1. Default mindset: Humans think sequentially (“do A, then B, then C”).

Recursion demands: “Solve a smaller version of the problem first, then combine results”—a backwards or self-referential logic.

Example:

Iterative: “To climb 10 stairs, step 1, then 2, then 3...”

Recursive: “To climb 10 stairs, first know how to climb 9 stairs, then add one more step.”

Why it feels unnatural: Recursion asks us to delegate the work before seeing the result, which feels like “cheating”, compared to the iteration where we can see all the previous steps before us more easily.
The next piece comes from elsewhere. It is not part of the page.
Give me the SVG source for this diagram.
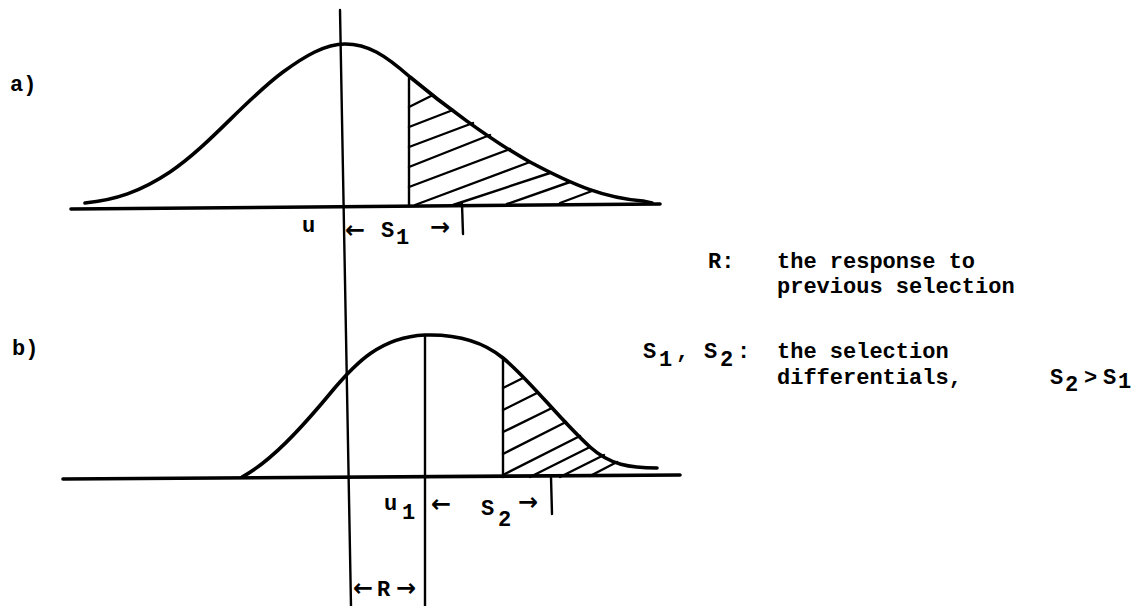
<svg xmlns="http://www.w3.org/2000/svg" width="1145" height="606" viewBox="0 0 1145 606">
<style>
.ln{stroke:#000;fill:none;stroke-linecap:round;stroke-linejoin:round}
.cv{stroke-width:3.6}
.ax{stroke-width:3.6}
.vl{stroke-width:2.4}
.ht{stroke-width:2.4}
.t{font-family:"Liberation Mono","DejaVu Sans Mono",monospace;font-weight:bold;fill:#000}
.ar{font-family:"DejaVu Sans","Liberation Sans",sans-serif;font-weight:bold;fill:#000;font-size:24px}
.m{font-size:22px}
.lb{font-size:22px}
</style>
<rect width="1145" height="606" fill="#fff"/>
<g id="axis-line">
<path class="ln vl" d="M340 10 L351 606"/>
</g>
<g id="panel-a">
<path class="ln ax" d="M71 209 L660 204"/>
<path class="ln cv" d="M85 203 C115 200 140 192 170 172 C210 145 245 100 283 72 C305 56 325 44 345 44 C368 44 385 55 410 77 C440 102 490 140 530 162 C575 186 605 198 643 201 L652 203"/>
<path class="ln vl" d="M409 78 L409 206"/>
<path class="ln ht" d="M409 107 L433 95 M409 127 L453 110 M409 147 L473 123 M409 167 L490 135 M409 187 L510 149 M415 205 L530 162 M453 205 L550 173 M507 204 L570 182 M560 203 L592 191"/>
<path class="ln vl" d="M462 204 L463 234"/>
<text class="t lb" x="10" y="91">a)</text>
<text class="t m" x="302" y="232">u</text>
<text class="ar" x="345" y="238">←</text>
<text class="t m" x="381" y="237">S</text>
<text class="t m" x="396" y="244">1</text>
<text class="ar" x="430" y="235">→</text>
</g>
<g id="panel-b">
<path class="ln ax" d="M63 479 L680 475"/>
<path class="ln cv" d="M242 477 C270 462 300 430 333 390 C355 364 380 337 425 335 C460 334 485 343 503 358 C530 380 560 420 590 447 C610 465 630 468 657 468"/>
<path class="ln vl" d="M425 336 L425 606"/>
<path class="ln vl" d="M503 358 L503 477"/>
<path class="ln ht" d="M503 388 L523 378 M503 410 L537 393 M503 432 L552 408 M503 454 L566 422 M503 475 L580 436 M530 477 L590 447 M560 477 L604 455 M590 476 L617 462"/>
<path class="ln vl" d="M551 477 L552 514"/>
<text class="t lb" x="12" y="355">b)</text>
<text class="t m" x="384" y="510">u</text>
<text class="t m" x="402" y="519">1</text>
<text class="ar" x="431" y="512">←</text>
<text class="t m" x="481" y="515">S</text>
<text class="t m" x="498" y="526">2</text>
<text class="ar" x="518" y="510">→</text>
<text class="ar" x="353" y="596">←</text>
<text class="t m" x="377" y="596">R</text>
<text class="ar" x="396" y="596">→</text>
</g>
<g id="legend">
<text class="t m" x="708" y="268">R:</text>
<text class="t m" x="777" y="268">the response to</text>
<text class="t m" x="777" y="293">previous selection</text>
<text class="t m" x="643" y="358">S</text>
<text class="t m" x="659" y="366">1</text>
<text class="t m" x="676" y="358">,</text>
<text class="t m" x="704" y="358">S</text>
<text class="t m" x="720" y="366">2</text>
<text class="t m" x="737" y="358">:</text>
<text class="t m" x="777" y="358">the selection</text>
<text class="t m" x="777" y="384">differentials,</text>
<text class="t m" x="1050" y="384">S</text>
<text class="t m" x="1065" y="391">2</text>
<text class="t m" x="1084" y="384">&gt;</text>
<text class="t m" x="1103" y="384">S</text>
<text class="t m" x="1118" y="388">1</text>
</g>
</svg>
2. The Fear of the Unknown

Desire for control: People want to trace every call to feel “sure” it works.

Recursion’s opacity: Each recursive call hides complexity, creating unease.

3. Infinite Loop Anxiety

Base-case paranoia: Missing or incorrect base cases lead to infinite recursion (and stack overflows). In contrast to iteration, we have a more intuitive grasp at when we end up front with very little chances of infinite looping.

The idea of why recursion works is similar to proofs by mathematical induction.